Charles Murray on Ayn Rand

Via Marginal Revolution
Charles Murray, ostensibly reviewing two new biographies of Ayn Rand:

In 1991, the book-of-the-month club conducted a survey asking people what book had most influenced their lives. The Bible ranked number one and Ayn Rand's Atlas Shrugged was number two. In 1998, the Modern Library released two lists of the top 100 books of the 20th century. One was compiled from the votes of the Modern Library's Board, consisting of luminaries such as Joyce Carol Oates, Maya Angelou, Edmund Morris, and Salman Rushdie. The two top-ranked books on the Board's list were Ulysses and The Great Gatsby. The other list was based on more than 200,000 votes cast online by anyone who wanted to vote. The top two on that list were Atlas Shrugged (1957) and The Fountainhead (1943). The two novels have had six-figure annual sales for decades, running at a combined 300,000 copies annually during the past ten years. In 2009, Atlas Shrugged alone sold a record 500,000 copies and Rand's four novels combined (the lesser two are We the Living [1936] and Anthem [1938]) sold more than 1,000,000 copies.

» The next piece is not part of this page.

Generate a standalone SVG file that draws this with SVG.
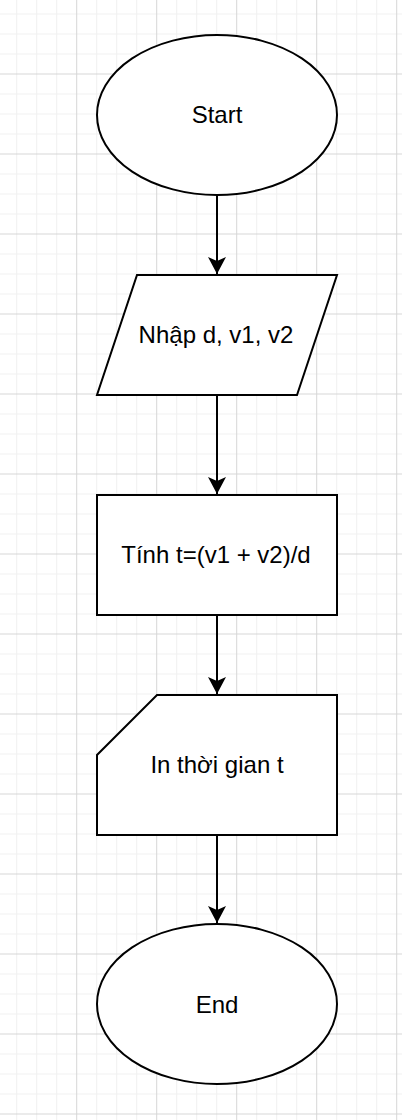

And yet for 27 years after her death in 1982, we haven't had a single scholarly biography of Ayn Rand. Who was this woman? How did she come to write such phenomenally influential novels? What are we to make of her legacy? These are the questions that finally have been asked and answered splendidly, with somewhat different emphases, in two new biographies published within weeks of each other: Goddess of the Market: Ayn Rand and the American Right by Jennifer Burns, an assistant professor of history at the University of Virginia, and Ayn Rand and the World She Made by Anne C. Heller, a former executive editor at Condé Nast Publications.

Murray doesn't exactly review the books. He is far more interested in reviewing Rand and her work. Murray is a guy whose ideas and work are pretty antithetical to mine, and I've read other stuff by him that's utter crap (e.g., his commentary on David Frum's expulsion from the conservative temple), but this is a very nice article from a guy who has drunk the kool aid but can still see Rand clearly. She was, he says, an utter failure in living up to her own ideals, but he remains under the spell of the fantasy worlds she created in her two big novels. He almost persuades me to read Atlas Shrugged.